Field Strength Meter for the 137 kHz Band

 

The remaining part of the circuitry is on a second board. Here we find the mixer, an IC type SA612BN, incorporating the oscillator circuit. The ubiquitous NE612 can be used as well.

 

 

 

 

 

The values of C10, C11 and C16 were dictated by the choice of coil L2. I used a 2 mH hf choke from my junkbox, as shown in one of the photographs. C10 and C11 are the usual capacitors found in a Colpitts oscillator. C12 isolates L2 from the DC on pin 6 of the mixer. I found the BB104 type dual varicaps in my junk box. Two in parallel were necessary to obtain the required tuning range. The lower frequency was set by selecting C16. The upper limit was found to be a bit high and this was corrected by adding R7. RV1 is the tuning control. (The unmarked resistor between the wiper of RV1 and the varicaps is 120 kohm.)
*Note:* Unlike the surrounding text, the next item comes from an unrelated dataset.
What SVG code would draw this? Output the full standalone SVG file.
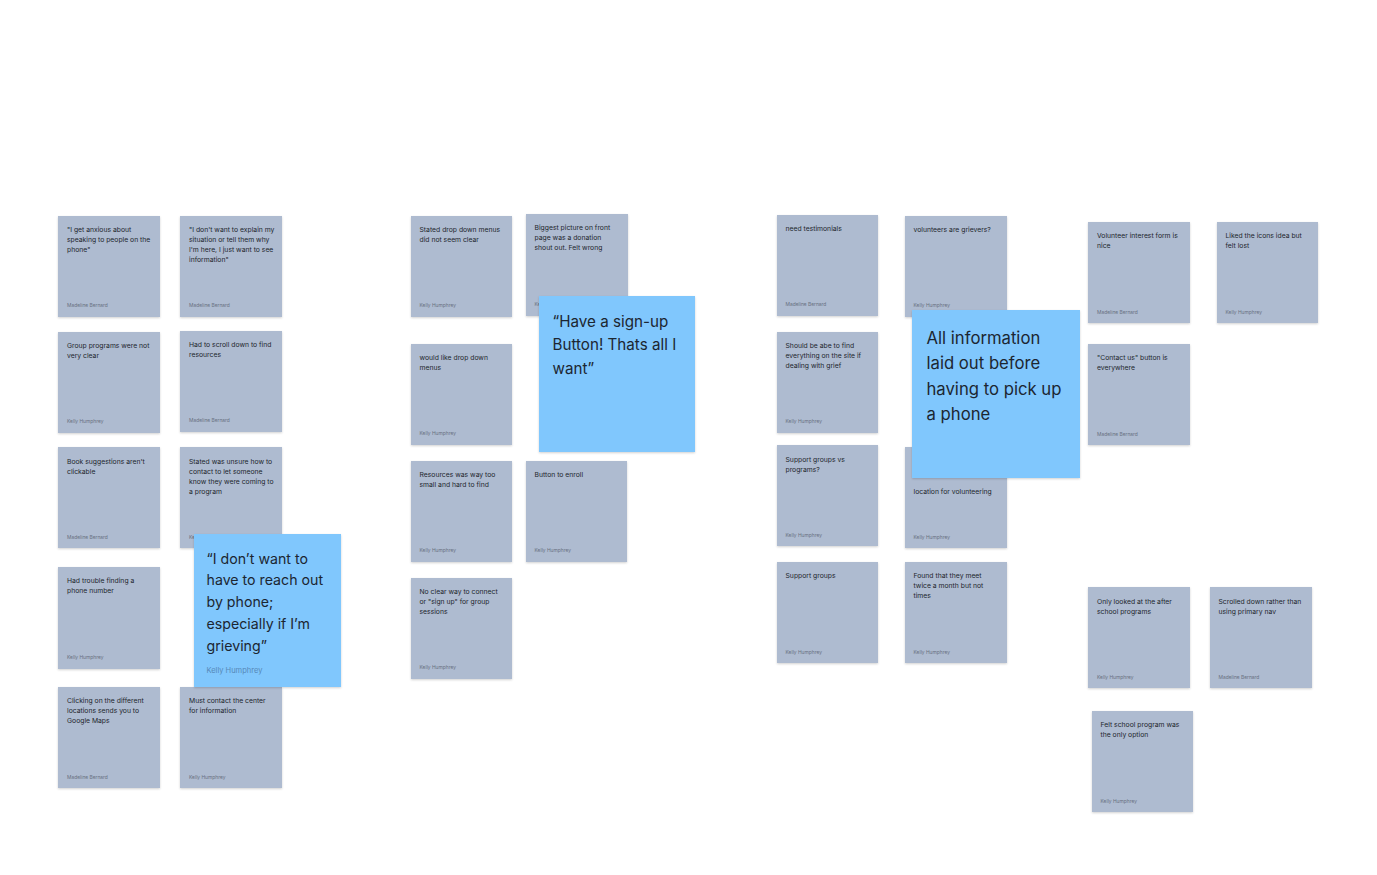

Selectivity of a direct conversion receiver is determined by a low pass filter in the audio path. A high degree of selectivity is required here because of the extremely strong station DCF39 at 138.82 kHz, only 1020 Hz above the upper limit of the band. I use a RC-filter with three sections, each having a time constant RC=1 mS. At first resistors and capacitors of the same value were used in the three sections and this is the situation seen in one of the photographs.

Later I realised that a better response is obtained when the loading of a section on its preceding one is decreased and this resulted in the values seen in the circuit diagram. The lower limit of the frequency response is set by the time constant RC=(R17 + RV2)*C21 respectively RC=R16*C20. The response of the metering circuit shows a maximum at about 36 Hz and is 3 dB down at 16 and 88 Hz.

The output of the low pass filter is fed to the two sections of a dual opamp type UA747. The upper opamp feeds the headphones. Volume is controlled by RV3 in the feedback path.

The lower opamp feeds a digital multimeter that must be capable of measuring AC in the millivolt range up to about 2 V. Preset resistor RV2 is adjusted when calibrating the instrument. I choose to make the audio output, as indicated by the DVM, 1000 mV when the instrument is placed in a field of 5 mV/m. The reading is linear up to about 10 mV/m maximum (2 V on the meter).